La conviction de l'auteur le porte à une réponse affirmative. Tout le livre constitue un vibrant plaidoyer pour la méthode scientifique. Nous ne pouvons que le suivre dans cette conviction. Encore faut-il, dans l'esprit même de cette méthode, critiquer en permanence les doctrines philosophiques qui pour des raisons diverses en limitent la portée. Le livre commence donc par l'énumération de telles doctrines. Il mentionne l'empirisme, pour qui les théories scientifiques, autrement dit les tentatives d'explication ou de compréhension du monde, dérivent par déduction ou induction des messages des sens. Or la nature ne comporte pas de « faits » qu'il suffirait de lire. L'expérience ne peut donc être seule à la source des théories. Celles-ci sont des conjectures ou suppositions faites par le cerveau. L'expérience ne sert qu'à les mettre à l'épreuve et à retenir celles qui sont les plus pertinentes. Certes l'empirisme et l'inductivisme qui en découle ont représenté un grand progrès par rapport aux descriptions dogmatiques du monde, mais ils ont fait oublier que la science moderne se construit bien au delà des messages des sens. De plus ces doctrines postulent que le futur sera (probablement) semblable au passé. Ce que précisément dément tous les jours l'expérience.

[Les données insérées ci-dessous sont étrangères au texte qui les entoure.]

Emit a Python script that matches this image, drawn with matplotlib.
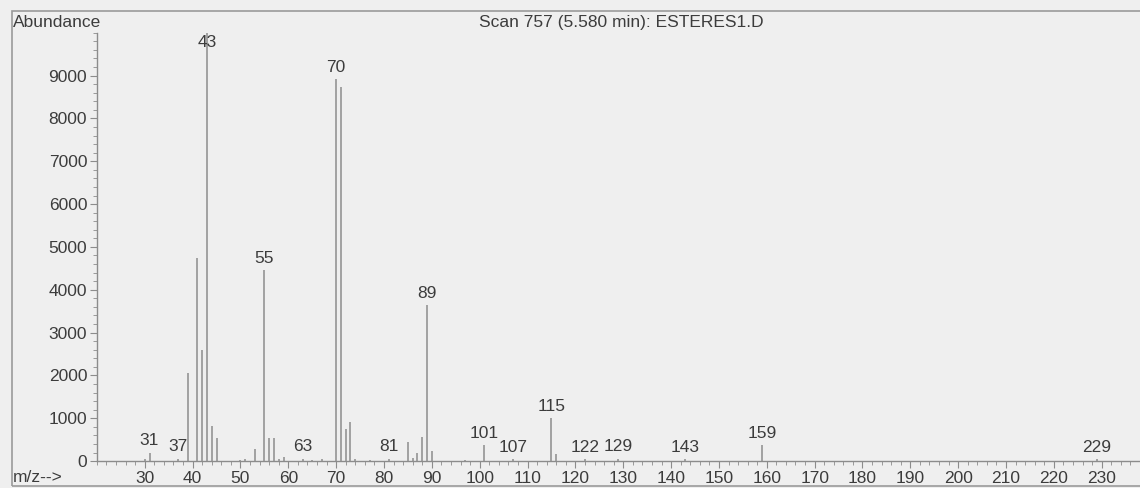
import matplotlib.pyplot as plt
from matplotlib.patches import Rectangle
from matplotlib.ticker import MultipleLocator

plt.rcParams['font.family'] = ['Liberation Sans', 'DejaVu Sans']

title = 'Scan 757 (5.580 min): ESTERES1.D'

# m/z and abundance
mz = [30, 31, 37, 39, 41, 42, 43, 44, 45, 50, 51, 53, 55, 56, 57, 58, 59, 63,
      65, 67, 70, 71, 72, 73, 74, 77, 81, 85, 86, 87, 88, 89, 90, 97, 101,
      107, 115, 116, 122, 129, 143, 159, 229]
abundance = [60, 200, 60, 2050, 4740, 2590, 10000, 820, 540, 30, 60, 280, 4460,
             540, 530, 60, 90, 60, 30, 60, 8920, 8740, 750, 910, 60, 30, 60,
             440, 80, 190, 560, 3640, 230, 30, 370, 40, 1000, 160, 40, 60, 40,
             370, 40]
labelled = [31, 37, 43, 55, 63, 70, 81, 89, 101, 107, 115, 122, 129, 143, 159, 229]

bg = '#efefef'
line_c = '#8c8c8c'
text_c = '#3c3c3c'
fs = 12.5

fig = plt.figure(figsize=(11.4, 4.88), dpi=100, facecolor=bg)
ax = fig.add_axes([0.085, 0.055, 0.915, 0.878], facecolor=bg)

ax.vlines(mz, 0, abundance, color=line_c, lw=1.1)
for m, h in zip(mz, abundance):
    if m in labelled:
        ax.annotate(str(m), (m, min(h, 9500)), xytext=(0, 3), textcoords='offset points',
                    ha='center', va='bottom', fontsize=fs, color=text_c)

ax.set_xlim(20, 238)
ax.set_ylim(0, 10000)
ax.xaxis.set_minor_locator(MultipleLocator(2))
ax.yaxis.set_minor_locator(MultipleLocator(200))
ax.set_xticks(range(30, 231, 10))
ax.set_yticks(range(0, 9001, 1000))
ax.tick_params(axis='both', which='major', length=5, color=line_c, labelcolor=text_c,
               labelsize=fs, pad=2)
ax.tick_params(axis='both', which='minor', length=3, color=line_c)
for s in ['top', 'right']:
    ax.spines[s].set_visible(False)
for s in ['left', 'bottom']:
    ax.spines[s].set_color(line_c)
    ax.spines[s].set_linewidth(1.0)

fig.text(0.545, 0.953, title, ha='center', va='center', fontsize=fs, color=text_c)
fig.text(0.011, 0.953, 'Abundance', ha='left', va='center', fontsize=fs, color=text_c)
fig.text(0.011, 0.022, 'm/z-->', ha='left', va='center', fontsize=fs, color=text_c)
fig.patches.append(Rectangle((0.0105, 0.004), 1.0, 0.973, transform=fig.transFigure,
                             fill=False, edgecolor='#9a9a9a', lw=1.2))

fig.savefig('out.png', dpi=100, facecolor=bg)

Pour proposer de nouvelles explications du monde, il faut faire acte de créativité. La créativité est une propriété essentielle de l'humain. David Deutsch consacre de longs développements destinés à comprendre comment elle l'est devenue. Pour lui, elle est entrée par la petite porte, si l'on peut dire. Les cerveaux des préhumains, pense-t-il, se sont développés du fait des efforts mis par les jeunes et les dominés pour comprendre les intentions profondes des dominants, au lieu de se borner à des imitations automatiques. Ce ne fut que bien plus tard que ces mêmes cerveaux ont tenté de comprendre, au delà des apparences, ce que pouvaient être les intentions, si l'on peut dire, de la nature. La créativité suppose, pour progresser, le faillibilisme, c'est-à-dire la conviction que les hypothèses ou conjectures proposées sont nécessairement fausses mais peuvent être améliorées en continu par la critique, de nouvelles conjectures et le recours à l'expérience permettant de départager les hypothèses.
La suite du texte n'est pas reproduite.